Bolton went a step further on CBS’ Face the Nation, suggesting North Korea release American prisoners as “a demonstration of their sincerity” before the meeting between Trump and Kim.
Bolton’s comments came two days after Kim and South Korean President Moon Jae-in issued a rare joint statement committing to “complete denuclearisation of the Korean Peninsula”. Since then, South Korean leaders have said that North Korea would be open to allowing security experts and journalists to observe the closure of one of the North’s key test sites.
Bolton told Fox that the details are still being negotiated.
“We need to agree on a place, and that remains an issue,” he said. “But if, in fact, Kim has made a strategic decision to give up his entire nuclear weapons programme, then I think deciding on the place and the date should be fairly easy.”
He also said the statement from the North and the South would not necessarily mean the US would remove its military assets from the region, explaining that Washington officials “certainly haven’t made that commitment”.
Already, Trump’s new secretary of state, Mike Pompeo, has huddled with the North Korean leader. “My goal was to try and identify if there was a real opportunity there. I believe there is,” Pompeo said on ABC’s This Week.

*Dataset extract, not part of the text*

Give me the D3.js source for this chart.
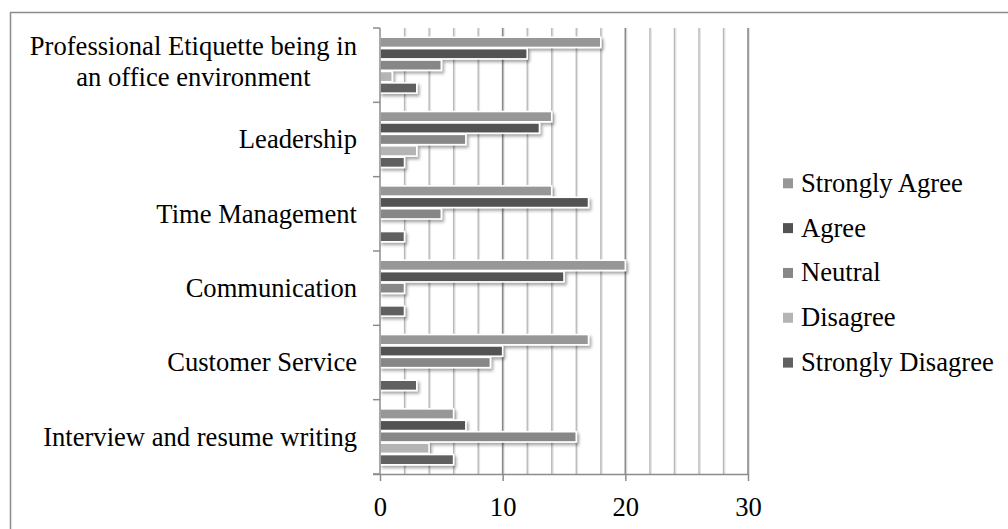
<!DOCTYPE html>
<html>
<head>
<meta charset="utf-8">
<script src="https://cdn.jsdelivr.net/npm/d3@7"></script>
<style>
  html, body { margin: 0; padding: 0; background: #fff; }
  svg { display: block; }
  text { font-family: "Liberation Serif", "Times New Roman", serif; fill: #000; }
</style>
</head>
<body>
<svg id="chart" width="1008" height="529"></svg>
<script>
// Skill areas, listed bottom-to-top as the survey sheet orders them
const categories = [
  "Interview and resume writing",
  "Customer Service",
  "Communication",
  "Time Management",
  "Leadership",
  "Professional Etiquette being in an office environment"
];
const categoryLines = [
  ["Interview and resume writing"],
  ["Customer Service"],
  ["Communication"],
  ["Time Management"],
  ["Leadership"],
  ["Professional Etiquette being in", "an office environment"]
];

const seriesNames = ["Strongly Agree", "Agree", "Neutral", "Disagree", "Strongly Disagree"];
const stronglyAgree    = [6, 17, 20, 14, 14, 18];
const agree            = [7, 10, 15, 17, 13, 12];
const neutral          = [16, 9, 2, 5, 7, 5];
const disagree         = [4, 0, 0, 0, 3, 1];
const stronglyDisagree = [6, 3, 2, 2, 2, 3];
const seriesValues = [stronglyAgree, agree, neutral, disagree, stronglyDisagree];
const seriesColors = ["#979797", "#535353", "#878787", "#b4b4b4", "#616161"];

const xTicks = [0, 10, 20, 30];

const FONT = 26.6;

const svg = d3.select("#chart");
const plot = { left: 380, right: 748, top: 28, bottom: 474 };

const defs = svg.append("defs");
const sh = defs.append("filter").attr("id", "barShadow")
  .attr("x", "-10%").attr("y", "-40%").attr("width", "130%").attr("height", "200%");
sh.append("feDropShadow").attr("dx", 2).attr("dy", 2.5).attr("stdDeviation", 1.6)
  .attr("flood-color", "#000").attr("flood-opacity", 0.35);

// outer chart frame
svg.append("rect")
  .attr("x", 10.5).attr("y", 12.5).attr("width", 1100).attr("height", 600)
  .attr("fill", "none").attr("stroke", "#8c8c8c").attr("stroke-width", 1.5);

const x = d3.scaleLinear().domain([0, 30]).range([plot.left, plot.right]);

// categories top-to-bottom
const y0 = d3.scaleBand()
  .domain(categories.slice().reverse())
  .range([plot.top, plot.bottom])
  .padding(0);

const y1 = d3.scaleBand()
  .domain(seriesNames)
  .range([9.2, y0.bandwidth() - 9.2])
  .paddingInner(0.1);

// vertical gridlines every 2 units
const gridVals = d3.range(2, 31, 2);
const grid = svg.append("g");
grid.selectAll("line.halo").data(gridVals).join("line")
  .attr("x1", d => x(d) + 1).attr("x2", d => x(d) + 1)
  .attr("y1", plot.top).attr("y2", plot.bottom)
  .attr("stroke", "#e4e4e4").attr("stroke-width", 2);
grid.selectAll("line.core").data(gridVals).join("line")
  .attr("x1", d => x(d)).attr("x2", d => x(d))
  .attr("y1", plot.top).attr("y2", plot.bottom)
  .attr("stroke", d => d % 10 === 0 ? "#8a8a8a" : "#b8b8b8")
  .attr("stroke-width", d => d % 10 === 0 ? 1.6 : 1.3);

// bars
const rows = [];
categories.forEach((c, ci) => {
  seriesNames.forEach((s, si) => {
    rows.push({ cat: c, series: s, value: seriesValues[si][ci], color: seriesColors[si] });
  });
});

svg.append("g").attr("filter", "url(#barShadow)")
  .selectAll("rect").data(rows.filter(r => r.value > 0)).join("rect")
  .attr("x", x(0))
  .attr("y", d => y0(d.cat) + y1(d.series))
  .attr("width", d => x(d.value) - x(0))
  .attr("height", y1.bandwidth())
  .attr("fill", d => d.color)
  .attr("stroke", "#fff")
  .attr("stroke-width", 1.6);

// category axis
const yAxis = svg.append("g");
yAxis.append("line")
  .attr("x1", plot.left).attr("x2", plot.left)
  .attr("y1", plot.top).attr("y2", plot.bottom)
  .attr("stroke", "#8c8c8c").attr("stroke-width", 1.5);
const boundaries = categories.map(c => y0(c)).concat([plot.bottom]);
yAxis.selectAll("line.tick").data(boundaries).join("line")
  .attr("x1", plot.left - 7).attr("x2", plot.left)
  .attr("y1", d => d).attr("y2", d => d)
  .attr("stroke", "#8c8c8c").attr("stroke-width", 1.5);

// category labels: lines of a wrapped label are centred on each other, block right-aligned
const labelRight = 357;
const lineGap = 31;
categories.forEach((c, ci) => {
  const lines = categoryLines[ci];
  const cy = y0(c) + y0.bandwidth() / 2;
  const g = svg.append("g");
  const texts = lines.map((ln, li) => g.append("text")
    .attr("font-size", FONT)
    .attr("y", cy + 8.8 + (li - (lines.length - 1) / 2) * lineGap - (lines.length > 1 ? 3 : 0))
    .text(ln));
  const widths = texts.map(t => t.node().getComputedTextLength());
  const maxW = d3.max(widths);
  const mid = labelRight - maxW / 2;
  texts.forEach(t => t.attr("x", mid).attr("text-anchor", "middle"));
});

// value axis
const xAxis = svg.append("g").attr("transform", `translate(0,${plot.bottom})`)
  .call(d3.axisBottom(x).tickValues(xTicks).tickSize(7).tickPadding(16).tickFormat(d3.format("d")));
xAxis.select(".domain").attr("stroke", "#8c8c8c").attr("stroke-width", 1.5)
  .attr("d", `M${plot.left - 7},0.5H${plot.right}`);
xAxis.selectAll(".tick line").attr("stroke", "#8c8c8c").attr("stroke-width", 1.5);
xAxis.selectAll(".tick text")
  .attr("font-family", "'Liberation Serif', serif")
  .attr("font-size", FONT).attr("fill", "#000");

// legend
const legend = svg.append("g");
const legendY = d3.scalePoint().domain(seriesNames).range([191.7, 371]);
seriesNames.forEach((s, si) => {
  legend.append("rect")
    .attr("x", 783).attr("y", legendY(s) - 13.4)
    .attr("width", 10).attr("height", 10)
    .attr("fill", seriesColors[si]);
  legend.append("text")
    .attr("x", 801).attr("y", legendY(s))
    .attr("font-size", FONT)
    .text(s);
});
</script>
</body>
</html>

Asked about potential outcomes, Pompeo said he “talked about getting the release of the American detainees and then we talked a great deal about what it might look like, what this complete, verifiable, irreversible mechanism might look like”.
Yet he declined to say whether there would be any reward for North Korea – perhaps in the form of sanctions relief – if it took additional, early steps toward dismantling its nuclear programme.
“We have our eyes wide open,” Pompeo said multiple times.